WHAT THE TASK REQUIRES:
Exactly as written, write out the lines below from the first to the one containing "import * as", inclusive. Pictures do not belong in the copy.
-- Start DATA SUPPLIED --
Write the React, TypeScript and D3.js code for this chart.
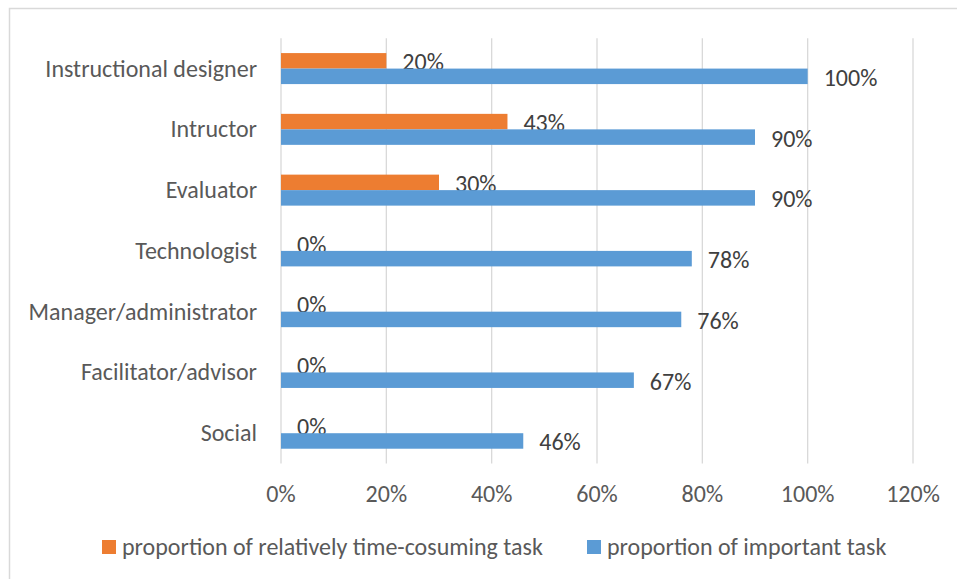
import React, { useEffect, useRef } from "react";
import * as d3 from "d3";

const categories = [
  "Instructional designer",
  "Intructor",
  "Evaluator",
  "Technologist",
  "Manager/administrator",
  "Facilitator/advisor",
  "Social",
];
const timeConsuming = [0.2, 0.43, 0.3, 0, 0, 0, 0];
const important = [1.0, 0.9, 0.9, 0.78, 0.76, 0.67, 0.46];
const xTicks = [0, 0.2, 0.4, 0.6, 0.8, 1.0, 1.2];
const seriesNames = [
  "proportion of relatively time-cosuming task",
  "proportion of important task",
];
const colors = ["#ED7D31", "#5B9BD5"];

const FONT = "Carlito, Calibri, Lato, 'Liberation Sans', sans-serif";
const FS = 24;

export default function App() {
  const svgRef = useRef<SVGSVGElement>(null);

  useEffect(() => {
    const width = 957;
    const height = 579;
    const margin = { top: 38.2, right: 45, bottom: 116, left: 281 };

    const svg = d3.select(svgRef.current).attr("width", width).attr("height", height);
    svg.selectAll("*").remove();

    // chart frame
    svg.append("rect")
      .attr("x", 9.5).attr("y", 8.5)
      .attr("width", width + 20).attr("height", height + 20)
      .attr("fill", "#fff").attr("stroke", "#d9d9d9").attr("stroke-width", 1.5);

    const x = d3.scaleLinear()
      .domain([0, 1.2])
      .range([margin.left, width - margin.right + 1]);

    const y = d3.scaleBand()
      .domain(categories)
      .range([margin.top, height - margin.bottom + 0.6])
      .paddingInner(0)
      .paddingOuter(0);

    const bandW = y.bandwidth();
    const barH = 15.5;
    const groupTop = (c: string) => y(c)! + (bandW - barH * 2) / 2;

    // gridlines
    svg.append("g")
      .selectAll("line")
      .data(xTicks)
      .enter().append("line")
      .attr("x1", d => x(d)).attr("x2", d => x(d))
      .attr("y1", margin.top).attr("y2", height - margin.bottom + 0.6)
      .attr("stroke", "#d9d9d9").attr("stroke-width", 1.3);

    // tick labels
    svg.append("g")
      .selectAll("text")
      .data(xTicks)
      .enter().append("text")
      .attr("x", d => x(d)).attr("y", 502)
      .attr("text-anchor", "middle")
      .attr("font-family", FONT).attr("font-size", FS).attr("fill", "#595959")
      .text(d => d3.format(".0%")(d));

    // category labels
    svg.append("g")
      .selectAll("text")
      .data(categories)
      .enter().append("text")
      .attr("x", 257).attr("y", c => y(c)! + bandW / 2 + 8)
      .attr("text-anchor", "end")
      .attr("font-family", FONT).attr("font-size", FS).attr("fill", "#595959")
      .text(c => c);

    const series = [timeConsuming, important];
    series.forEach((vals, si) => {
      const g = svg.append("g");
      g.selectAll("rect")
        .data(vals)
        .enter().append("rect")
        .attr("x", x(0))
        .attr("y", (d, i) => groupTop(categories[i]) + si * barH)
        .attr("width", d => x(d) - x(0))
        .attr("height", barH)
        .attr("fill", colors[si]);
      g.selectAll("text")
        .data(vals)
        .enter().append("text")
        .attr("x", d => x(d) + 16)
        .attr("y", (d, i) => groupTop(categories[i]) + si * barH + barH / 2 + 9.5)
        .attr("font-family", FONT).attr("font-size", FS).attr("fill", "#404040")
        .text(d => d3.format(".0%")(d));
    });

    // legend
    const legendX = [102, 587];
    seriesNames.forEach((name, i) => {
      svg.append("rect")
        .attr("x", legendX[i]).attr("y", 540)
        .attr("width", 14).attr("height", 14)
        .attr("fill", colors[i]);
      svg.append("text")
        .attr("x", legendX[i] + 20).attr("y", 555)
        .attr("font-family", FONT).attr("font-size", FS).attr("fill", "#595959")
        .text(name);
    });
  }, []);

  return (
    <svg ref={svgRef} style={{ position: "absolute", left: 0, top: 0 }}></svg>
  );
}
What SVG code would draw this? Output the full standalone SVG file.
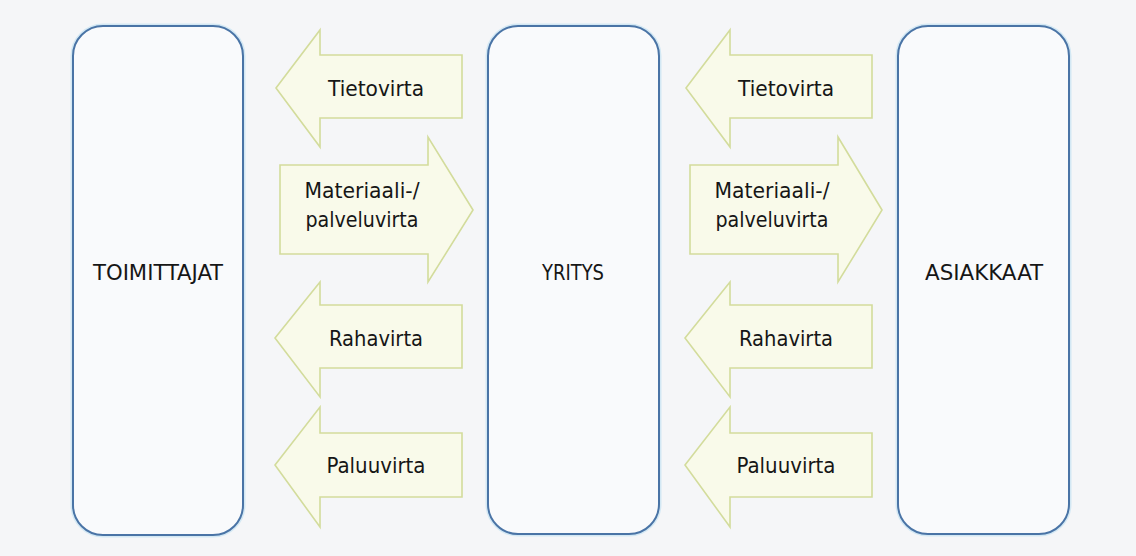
-- End DATA SUPPLIED --
ANSWER TO THIS TASK:
Write the React, TypeScript and D3.js code for this chart.
import React, { useEffect, useRef } from "react";
import * as d3 from "d3";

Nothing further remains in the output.